Your phalaenopsis will grow and flower over a period of many years, if proper conditions are provided. Place in a bright window, water and fertilize regularly and re-pot every year or two (depending on choice of mix). If a sufficiently bright window (east, west or lightly shaded south) is not easily available, supplementary artificial lighting may be provided with the simplest of fluorescent light fixtures.

Water well until the water drains through the drainage holes of the container and then allow the pot to dry until it feels light. Do not allow the pot to sit in standing water.

Fertilizing "weakly weekly" with a balanced fertilizer. If you fertilize every week at one-half to one-quarter strength, you will be able to remember easily: while if you intend to feed only every other week, you may forget whether or not you fed last week.

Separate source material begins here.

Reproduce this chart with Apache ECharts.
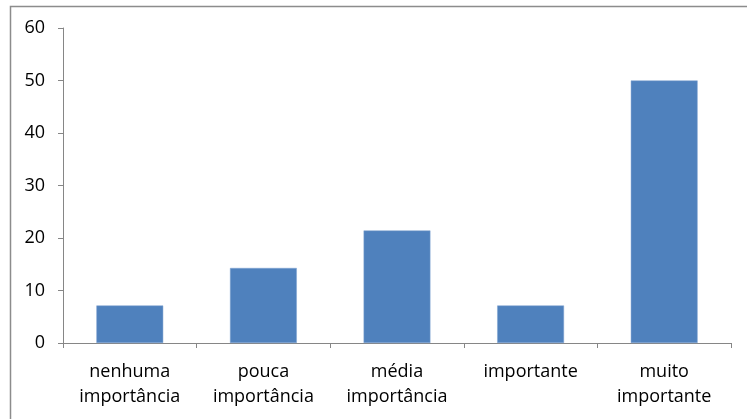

Re-potting with a fresh, fast-draining but water-retentive medium is essential to a healthy root system. Look for a potting medium that is specifically meant for orchids and soak it before using. Pot when roots are actively growing, evidenced by fresh green root tips, ideally when new root tips are emerging from the base of the plant and when the plant is not flowering. Because these orchids will usually need to be repotted every year or two, select a clean pot that is not too large. Consider the size of the root mass rather than the foliage size. Gently remove the spent material from around the roots and trim any dead or damaged roots. Remember that it is not always possible to get all of the roots into the pot. When a plant is actively growing, it is common to see roots stretching out of the pot. Press firmly, but without excessive pressure, situating the base of the plant at the level of the mix in the pot. Do not water the newly potted plant for a week or two. Humidity is important with the recommended humidity being between 50 and 80 percent. To add humidity, set the plants on trays of gravel, partially filled with water. Be certain that the pots never sit in water. Mist the plants during dry or very warm weather in the morning only. Grouping plants together raises the humidity by keeping the moisture that plants transpire from being lost too quickly.

While it is possible to put plants outside in the warm summer months, be aware that they will be scorched quickly if placed in full sun.